While the White House economic report does not address those criticisms directly, it says greater domestic energy production, the use of wind and solar power and the reduction in oil consumption "have had substantial economic and energy security benefits, and they are helping to reduce carbon emissions in the energy sector and thereby tackle the challenge posed by climate change."
A quarter of the report is devoted to analyzing the economic impact of the United States' shift from importing more energy than it produced to producing more than it imports. The White House makes the case that the U.S. economy is better protected from high oil prices now than before.
So, if an upheaval occurs in an oil-producing country and sends prices soaring, U.S. consumers would still pay the higher costs at the pump, creating adverse economic reverberations. But because the U.S. is producing more than it imports, a greater portion of that consumer spending would stay in the U.S. and contribute to the economy instead of fleeing overseas. In theory, U.S. drillers would get more money, pay more in taxes and create jobs to find more oil.

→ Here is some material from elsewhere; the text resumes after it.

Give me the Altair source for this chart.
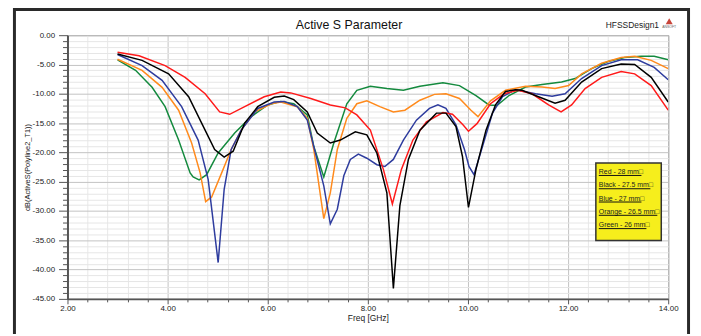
import altair as alt
import pandas as pd

# ---- data ----
series_names = ["Green - 26 mm", "Orange - 26.5 mm", "Blue - 27 mm", "Red - 28 mm", "Black - 27.5 mm"]
series_colors = ["#148a3e", "#ff8a1c", "#2e3c9e", "#ff1a1a", "#000000"]

red_f = [3.0, 3.43, 3.95, 4.35, 4.75, 5.04, 5.24, 5.54, 5.93, 6.26, 6.46, 6.86, 7.25, 7.55, 7.78, 8.05, 8.31, 8.49, 8.67, 8.9, 9.17, 9.5, 9.69, 9.9, 10.01, 10.18, 10.45, 10.72, 11.0, 11.28, 11.61, 11.86, 12.07, 12.34, 12.67, 13.06, 13.33, 13.66, 14.0]
red_db = [-2.9, -3.5, -5.2, -7.2, -10.0, -13.1, -13.5, -12.2, -10.5, -9.7, -9.85, -10.8, -11.9, -12.4, -13.6, -16.2, -22.9, -28.8, -22.9, -17.9, -14.8, -13.2, -13.5, -15.3, -16.4, -15.1, -11.7, -10.0, -9.4, -10.0, -11.9, -13.1, -11.9, -9.1, -7.2, -6.2, -6.6, -8.6, -12.8]

black_f = [3.0, 3.49, 4.02, 4.42, 4.68, 4.94, 5.13, 5.31, 5.54, 5.80, 6.13, 6.33, 6.52, 6.79, 6.99, 7.25, 7.45, 7.75, 7.98, 8.18, 8.38, 8.51, 8.64, 8.81, 9.04, 9.37, 9.56, 9.76, 9.89, 10.01, 10.16, 10.36, 10.55, 10.75, 10.95, 11.08, 11.41, 11.74, 11.94, 12.27, 12.67, 13.06, 13.33, 13.66, 14.0]
black_db = [-3.2, -4.3, -6.6, -10.5, -15.0, -19.5, -20.8, -19.8, -15.0, -12.2, -10.6, -10.4, -11.0, -13.1, -16.7, -18.4, -17.9, -16.5, -17.0, -20.1, -26.9, -43.2, -29.1, -21.2, -16.2, -13.3, -13.3, -15.6, -20.7, -29.4, -22.9, -16.2, -11.9, -9.6, -9.3, -9.4, -10.5, -11.6, -11.1, -8.0, -5.7, -4.9, -5.0, -7.2, -11.4]

blue_f = [3.0, 3.49, 3.89, 4.28, 4.61, 4.81, 5.01, 5.13, 5.27, 5.47, 5.80, 6.13, 6.33, 6.59, 6.79, 6.92, 7.12, 7.25, 7.39, 7.52, 7.65, 7.81, 7.98, 8.18, 8.34, 8.51, 8.71, 8.97, 9.23, 9.40, 9.56, 9.76, 9.93, 10.02, 10.12, 10.29, 10.49, 10.69, 10.95, 11.35, 11.68, 11.94, 12.27, 12.67, 13.06, 13.39, 13.72, 14.0]
blue_db = [-3.3, -5.2, -7.7, -12.2, -17.9, -24.6, -38.8, -26.3, -19.5, -16.2, -12.5, -11.4, -11.3, -12.2, -14.5, -19.0, -25.7, -32.2, -29.7, -24.0, -21.2, -20.3, -21.0, -22.1, -22.4, -21.2, -17.9, -14.5, -12.5, -11.9, -12.5, -15.3, -19.5, -22.4, -23.8, -19.0, -13.3, -10.5, -9.3, -10.0, -10.4, -10.0, -7.4, -5.2, -4.2, -4.2, -5.5, -7.6]

orange_f = [3.0, 3.49, 3.89, 4.22, 4.48, 4.65, 4.76, 4.88, 5.08, 5.27, 5.47, 5.74, 6.07, 6.26, 6.59, 6.79, 6.92, 7.12, 7.25, 7.39, 7.58, 7.78, 7.98, 8.24, 8.51, 8.74, 9.04, 9.33, 9.56, 9.83, 10.06, 10.2, 10.45, 10.75, 11.15, 11.48, 11.74, 12.01, 12.27, 12.67, 13.06, 13.33, 13.66, 14.0]
orange_db = [-4.1, -6.0, -8.9, -12.8, -18.4, -23.5, -28.4, -27.6, -23.5, -19.5, -16.2, -13.1, -11.7, -11.4, -12.2, -14.2, -19.5, -31.3, -26.9, -19.5, -14.2, -11.7, -11.2, -12.2, -13.1, -12.8, -11.1, -10.1, -10.0, -10.8, -12.8, -13.9, -11.2, -9.4, -8.7, -8.85, -9.1, -8.6, -6.6, -4.8, -3.8, -3.6, -4.3, -5.7]

green_f = [3.0, 3.36, 3.69, 3.95, 4.22, 4.45, 4.51, 4.63, 4.78, 5.01, 5.34, 5.67, 6.00, 6.26, 6.52, 6.79, 6.92, 7.12, 7.32, 7.58, 7.78, 8.05, 8.38, 8.71, 9.04, 9.50, 9.83, 10.16, 10.42, 10.58, 10.82, 11.15, 11.48, 11.87, 12.14, 12.47, 12.80, 13.13, 13.46, 13.72, 14.0]
green_db = [-4.2, -6.0, -8.9, -12.2, -17.9, -23.5, -24.2, -24.7, -23.8, -20.1, -16.7, -13.9, -11.9, -11.3, -11.7, -13.6, -19.0, -24.2, -18.4, -11.7, -9.4, -8.7, -9.1, -9.4, -8.7, -8.1, -8.6, -10.3, -11.9, -12.0, -10.3, -8.85, -8.4, -8.0, -7.4, -5.7, -4.5, -3.8, -3.6, -3.6, -4.2]

x_ticks = [round(2 + 0.4 * i, 2) for i in range(31)]
y_ticks = [float(-i) for i in range(46)]

legend_labels = ["Red - 28 mm\u25a1", "Black - 27.5 mm\u25a1", "Blue - 27 mm\u25a1", "Orange - 26.5 mm\u25a1", "Green - 26 mm\u25a1"]
legend_underline_end = [579, 588, 579, 595, 584]

# ---- build table ----
frames = []
for name, fs, dbs in [
    (series_names[0], green_f, green_db),
    (series_names[1], orange_f, orange_db),
    (series_names[2], blue_f, blue_db),
    (series_names[3], red_f, red_db),
    (series_names[4], black_f, black_db),
]:
    frames.append(pd.DataFrame({"f": fs, "db": dbs, "series": name}))
df = pd.concat(frames, ignore_index=True)

FONT = "Liberation Sans Narrow, Arial Narrow, Liberation Sans, Arial"
MAJ_X = "abs(datum.value/2 - round(datum.value/2)) < 0.001"
MAJ_Y = "datum.value % 5 == 0"

x_axis = alt.Axis(
    values=x_ticks,
    labelExpr=MAJ_X + " ? format(datum.value, '.2f') : ''",
    labelFlush=False,
    title="Freq [GHz]",
    titleFont=FONT, titleFontSize=8.5, titleFontWeight="normal", titleColor="#222",
    titleY=19, titleBaseline="middle",
    labelFont=FONT, labelFontSize=8, labelColor="#222", labelPadding=1,
    tickSize=alt.condition(MAJ_X, alt.value(5), alt.value(3)),
    tickColor="#555",
    gridColor=alt.condition(MAJ_X, alt.value("#c2c2c2"), alt.value("#e8e8e8")),
    gridWidth=1,
    domainColor="#555", domainWidth=2,
)
y_axis = alt.Axis(
    values=y_ticks,
    labelExpr=MAJ_Y + " ? ((datum.value < 0 ? '-' : '') + format(abs(datum.value), '.2f')) : ''",
    labelFlush=False,
    title="dB(ActiveS(Polyline2_T1))",
    titleFont=FONT, titleFontSize=7.5, titleFontWeight="normal", titleColor="#222",
    titleX=-40, titleY=133, titleAngle=270, titleAlign="center", titleBaseline="middle",
    labelFont=FONT, labelFontSize=8, labelColor="#222", labelPadding=4,
    tickSize=alt.condition(MAJ_Y, alt.value(9), alt.value(5)),
    tickColor="#555",
    gridColor=alt.condition(MAJ_Y, alt.value("#c2c2c2"), alt.value("#e6e6e6")),
    gridWidth=1,
    domainColor="#555", domainWidth=2,
)

lines = alt.Chart(df).mark_line(strokeWidth=1.5, clip=True).encode(
    x=alt.X("f:Q", scale=alt.Scale(domain=[2, 14], nice=False, zero=False), axis=x_axis),
    y=alt.Y("db:Q", scale=alt.Scale(domain=[-45, 0], nice=False, zero=False), axis=y_axis),
    color=alt.Color("series:N", scale=alt.Scale(domain=series_names, range=series_colors), legend=None),
)

one = pd.DataFrame({"a": [0]})

legend_box = alt.Chart(one).mark_rect(fill="#f6ee1c", stroke="#333", strokeWidth=1.5).encode(
    x=alt.value(533), x2=alt.value(599), y=alt.value(129), y2=alt.value(207)
)

layers = [lines, legend_box]
for i, lab in enumerate(legend_labels):
    ty = 140.0 + i * 13.4
    layers.append(
        alt.Chart(one).mark_text(align="left", baseline="alphabetic", font=FONT, fontSize=7, color="#222").encode(
            x=alt.value(536), y=alt.value(ty), text=alt.value(lab)
        )
    )
    layers.append(
        alt.Chart(one).mark_rule(color="#111", strokeWidth=1).encode(
            x=alt.value(536), x2=alt.value(legend_underline_end[i]), y=alt.value(ty + 1.5)
        )
    )

title_text = alt.Chart(one).mark_text(align="center", baseline="alphabetic", font=FONT, fontSize=12.5, color="#111").encode(
    x=alt.value(284), y=alt.value(-6), text=alt.value("Active S Parameter")
)
design_text = alt.Chart(one).mark_text(align="left", baseline="alphabetic", font=FONT, fontSize=8.5, color="#222").encode(
    x=alt.value(543), y=alt.value(-7.6), text=alt.value("HFSSDesign1")
)
logo = alt.Chart(one).mark_point(shape="triangle-up", filled=True, color="#c8453a", size=50, opacity=1).encode(
    x=alt.value(607), y=alt.value(-14)
)
logo_text = alt.Chart(one).mark_text(align="center", baseline="alphabetic", font=FONT, fontSize=3.5, color="#666").encode(
    x=alt.value(607), y=alt.value(-7.5), text=alt.value("ANSOFT")
)
frame = alt.Chart(one).mark_rect(fill=None, stroke="#2a2a2a", strokeWidth=3).encode(
    x=alt.value(-53.5), x2=alt.value(626.5), y=alt.value(-26), y2=alt.value(330)
)

layers += [title_text, design_text, logo, logo_text, frame]

chart = alt.layer(*layers).properties(
    width=606, height=266,
    autosize=alt.AutoSizeParams(type="none"),
    padding={"left": 60, "top": 26, "right": 25, "bottom": 34},
    background="white",
).configure_view(stroke="#777", strokeWidth=1)

chart.save("out.html", embed_options={"renderer": "svg", "actions": False})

The White House report offers a lengthy list of Obama energy initiatives, ranging from new vehicle fuel economy standards to electric plants powered by renewable energy sources, that have contributed to less reliance on foreign oil. It also cites energy-efficient building projects and reduced processing time for onshore drilling permits and issuance of new offshore permits.
Yet many of the trends that buttress the administration's case are attributable to dramatic technological advances that have vastly expanded the extraction of domestic natural gas and oil. The main process, called hydraulic fracturing, has caused a furor within the environmental movement.
Natural gas is cleaner-burning than coal or oil, and the White House has embraced it as a "transitional fuel." The report concedes "extraction of natural gas raises some environmental concerns," and says the administration supports "safe and responsible development."
In addition, some of the positive trends predate Obama's presidency, which began in 2009. The report acknowledges that the decline in petroleum consumption, for example, began in 2006, though it attributes much of the initial decline to the start of the recession. Meanwhile, natural gas consumption has risen 18 percent since 2005.